Safety data from the study, reported at the 2013 SABCS, showed that neutropenia and diarrhea of grade 3 or greater were significantly more frequent in patients treated with capecitabine. In addition, the incidence of adverse events of any grade were higher in the capecitabine group than in the control group for leucopenia, neutropenia, anemia, thrombocytopenia, elevated liver enzymes, total bilirubin, anorexia, diarrhea, stomatitis, and fatigue.
In all studies we have performed, from German studies to international studies, we have found no additional benefit of capecitabine, said Michael Untch, MD, from the Helios Hospital Berlin-Buch in Germany, after the presentation.
He asked whether CREATE-X patients had received the optimal dose and optimal number of cycles of neoadjuvant chemotherapy, "because this is crucial."
Dr Toi replied that the investigators discussed this and agreed from the outset to choose what was, at the time, the standard chemotherapy using anthracyclines and taxanes.
Perennial SABCS commentator Steven Vogl, MD, a breast cancer specialist in private practice in New York City, said that he views the study as having two different populations: ER-positive patients and triple-negative patients.
He said he believes that triple-negative patients have a lot more to gain from capecitabine. Because having a pCR is more momentous for triple-negative patients than for ER-positive patients. "If a triple-negative patient doesn't achieve a pCR, they do very badly; 60% of them have relapsed within 5 years," he said.

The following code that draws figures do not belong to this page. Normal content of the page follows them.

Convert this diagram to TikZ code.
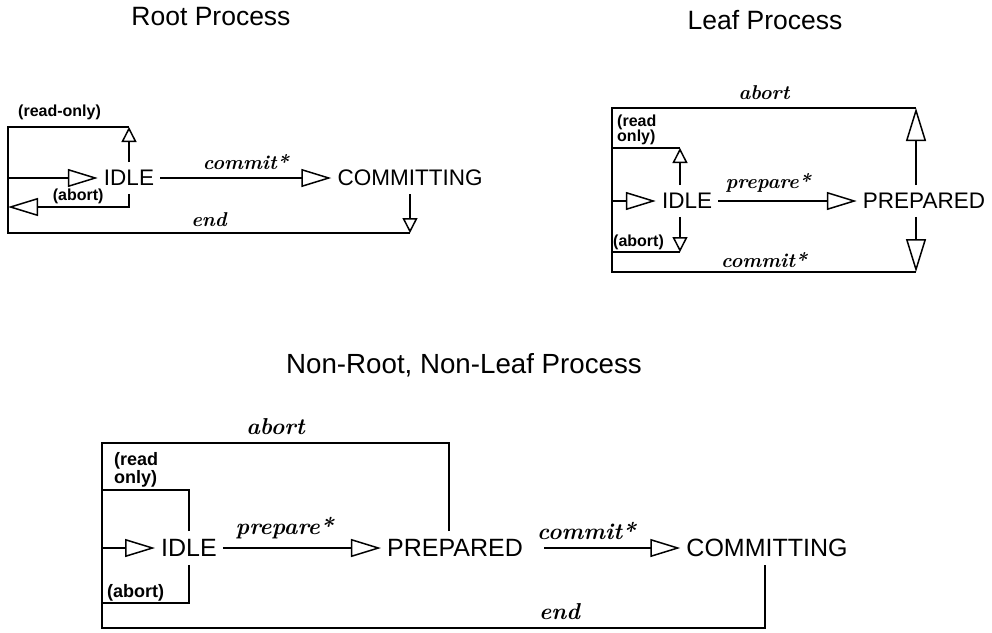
\documentclass[tikz,border=0pt]{standalone}
\usepackage{fontspec}
\usepackage{tikz}
\usetikzlibrary{arrows.meta, positioning}
\newfontfamily\plotfont{Liberation Sans}
\newfontfamily\msgfont{lmroman10-bolditalic}[Extension=.otf]

\begin{document}
\begin{tikzpicture}[
    x=1pt, y=-1pt,
    state/.style={inner xsep=6pt, inner ysep=8pt, font=\plotfont\fontsize{22.5}{24}\selectfont},
    bigstate/.style={state, font=\plotfont\fontsize{25}{27}\selectfont},
    title/.style={inner sep=0pt, font=\plotfont\fontsize{26.5}{28}\selectfont},
    msg/.style={inner sep=0pt, font=\msgfont\fontsize{20}{22}\selectfont},
    bigmsg/.style={msg, font=\msgfont\fontsize{23}{25}\selectfont},
    note/.style={inner sep=1pt, align=left, font=\plotfont\fontsize{16}{15}\selectfont\bfseries},
    bignote/.style={note, font=\plotfont\fontsize{18}{18}\selectfont\bfseries},
    wire/.style={line width=1.5pt},
    flow/.style={wire, -{Triangle[open, length=30pt, width=18pt]}},
    stub/.style={wire, -{Triangle[open, length=15pt, width=15pt]}},
    tall/.style={wire, -{Triangle[open, length=33pt, width=20pt]}}
]
    \useasboundingbox (0,0) rectangle (992,632);

    % root process
    \node[title] (rootT) at (211,17) {Root Process};
    \node[state] (rIdle) at (129,178) {IDLE};
    \node[state] (rCom) at (410,178) {COMMITTING};
    \coordinate (rTL) at (8,127);
    \coordinate (rBL) at (8,233);
    \coordinate (rAb) at (8,207);

    \draw[flow] (rTL |- rIdle) -- (rIdle.west);
    \draw[flow] (rIdle.east) -- node[msg, above=8pt]{commit*} (rCom.west);
    \draw[stub] (rIdle.north) -- (rIdle.north |- rTL);
    \draw[flow] (rIdle.south) |- node[note, pos=0.71, above=1pt]{(abort)} (rAb);
    \draw[stub] (rCom.south) -- (rCom.south |- rBL);
    \draw[wire] (rIdle.north |- rTL) -- (rTL) -- (rBL)
        -- node[msg, above=6pt]{end} (rCom.south |- rBL);
    \node[note, above right=6pt and 9pt of rTL] (rRo) {(read-only)};

    % leaf process
    \node[title] (leafT) at (765,20) {Leaf Process};
    \node[state] (lIdle) at (687,201) {IDLE};
    \node[state] (lPrep) at (924,201) {PREPARED};
    \coordinate (lTL) at (612,108);
    \coordinate (lBL) at (612,272);
    \coordinate (lRo) at (612,148);
    \coordinate (lAb) at (612,252);
    \coordinate (lIu) at ([xshift=-7pt]lIdle.north);
    \coordinate (lIs) at ([xshift=-7pt]lIdle.south);
    \coordinate (lPu) at ([xshift=-8pt]lPrep.north);
    \coordinate (lPs) at ([xshift=-8pt]lPrep.south);

    \draw[flow] (lTL |- lIdle) -- (lIdle.west);
    \draw[flow] (lIdle.east) -- node[msg, pos=0.36, above=8pt]{prepare*} (lPrep.west);
    \draw[stub] (lIu) -- (lIu |- lRo);
    \draw[wire] (lIu |- lRo) -- (lRo);
    \draw[stub] (lIs) -- (lIs |- lAb);
    \draw[wire] (lIs |- lAb) -- (lAb);
    \draw[tall] (lPu) -- (lPu |- lTL);
    \draw[tall] (lPs) -- (lPs |- lBL);
    \draw[wire] (lPu |- lTL) -- node[msg, above=8pt]{abort} (lTL) -- (lBL)
        -- node[msg, above=4pt]{commit*} (lPs |- lBL);
    \node[note, above right=2pt and 4pt of lRo] (lRoT) {(read\\only)};
    \node[note, above right=1pt and 0pt of lAb] (lAbT) {(abort)};

    % non-root, non-leaf process
    \node[title, font=\plotfont\fontsize{27.7}{29}\selectfont] (midT) at (464,365) {Non-Root, Non-Leaf Process};
    \node[bigstate] (bIdle) at (189,548) {IDLE};
    \node[bigstate] (bPrep) at (455,548) {PREPARED};
    \node[bigstate] (bCom) at (767,548) {COMMITTING};
    \coordinate (bTL) at (102,443);
    \coordinate (bBL) at (102,628);
    \coordinate (bRo) at (102,490);
    \coordinate (bAb) at (102,603);
    \coordinate (bPu) at ([xshift=-6pt]bPrep.north);
    \coordinate (bCs) at ([xshift=-2pt]bCom.south);

    \draw[flow] (bTL |- bIdle) -- (bIdle.west);
    \draw[flow] (bIdle.east) -- node[bigmsg, pos=0.39, above=8pt]{prepare*} (bPrep.west);
    \draw[flow, shorten <=15pt] (bPrep.east) -- node[bigmsg, pos=0.38, above=8pt]{commit*} (bCom.west);
    \draw[wire] (bIdle.north) |- (bRo);
    \draw[wire] (bIdle.south) |- (bAb);
    \draw[wire] (bPu) -- (bPu |- bTL) -- node[bigmsg, above=8pt]{abort} (bTL) -- (bBL)
        -- node[bigmsg, pos=0.69, above=8pt]{end} (bCs |- bBL) -- (bCs);
    \node[bignote, above right=2pt and 11pt of bRo] (bRoT) {(read\\only)};
    \node[bignote, above right=1pt and 4pt of bAb] (bAbT) {(abort)};
\end{tikzpicture}
\end{document}
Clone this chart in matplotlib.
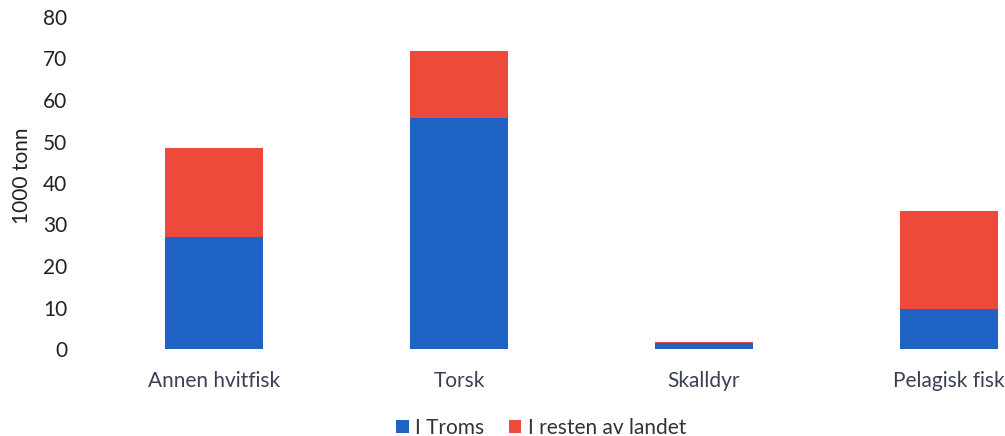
import matplotlib
matplotlib.use("Agg")
import matplotlib.pyplot as plt
import numpy as np

plt.rcParams['font.family'] = ['Lato', 'DejaVu Sans']

categories = ["Annen hvitfisk", "Torsk", "Skalldyr", "Pelagisk fisk"]
troms = [27.0, 55.7, 1.4, 9.6]
resten = [21.4, 16.1, 0.4, 23.7]
yticks = [0, 10, 20, 30, 40, 50, 60, 70, 80]

blue = "#1f64c4"
red = "#ee4a3b"

W, H = 1005, 436
fig = plt.figure(figsize=(W / 100, H / 100), dpi=100)
# axes: x from 91px to right edge (chart is cropped on the right), y 0 at 349px, 80 at 17px
ax = fig.add_axes([91 / W, (H - 349) / H, (W - 91) / W, (349 - 17) / H])

x = np.arange(len(categories))
ax.bar(x, troms, width=0.4, color=blue, label="I Troms")
ax.bar(x, resten, width=0.4, bottom=troms, color=red, label="I resten av landet")

ax.set_xlim(-0.502, 3.229)
ax.set_ylim(0, 80)
ax.set_yticks(yticks)
ax.set_xticks(x)
ax.set_xticklabels(categories, color="#3b4052")
ax.tick_params(axis="y", length=0, pad=17, labelsize=15, labelcolor="#222222")
ax.tick_params(axis="x", length=0, pad=16, labelsize=15)
for s in ax.spines.values():
    s.set_visible(False)

fig.text(22 / W, 1 - 176 / H, "1000 tonn", rotation=90, ha="center", va="center",
         fontsize=15, color="#222222")

h, l = ax.get_legend_handles_labels()
fig.legend(h, l, loc="center", bbox_to_anchor=(541 / W, 1 - 428 / H), ncol=2, frameon=False,
           fontsize=15, handlelength=0.6, handleheight=0.6, handletextpad=0.3,
           columnspacing=1.2, labelcolor="#333333")

fig.savefig("out.png", dpi=100)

"I put it to you that really what this tells us is that if we have a triple-negative patient who doesn't achieve pCR after good neoadjuvant therapy, [capecitabine] is probably a reasonable option, even though it's quite toxic, and should be explored further" Dr Vogl explained. "I'm not sure if I would go home and treat my ER-positive patients who don't get a pCR with capecitabine, based on this study."
The patients in the study seemed to tolerate capecitabine well, at a dose that was 500 mg/m² higher than that used in the United States, said Hope Rugo, MD, from the University of California, San Francisco.
She noted that given the data that Japanese patients appear to have a higher tolerance for capecitabine, there might be a pharmacogenomic effect at work.
The study was supported by a grant from Specified Nonprofit Corporation–Advanced Clinical Research Organization and other donations to the Japan Breast Cancer Research Group. Dr Toi reports receiving a research grant from the Chugai Pharmaceutical Company. Dr Kaklamani, Dr Pusztai, Dr Vogl, and Dr Rugo have disclosed no relevant financial relationships.
38th Annual San Antonio Breast Cancer Symposium (SABCS): Abstract S1-07. Presented December 8, 2015.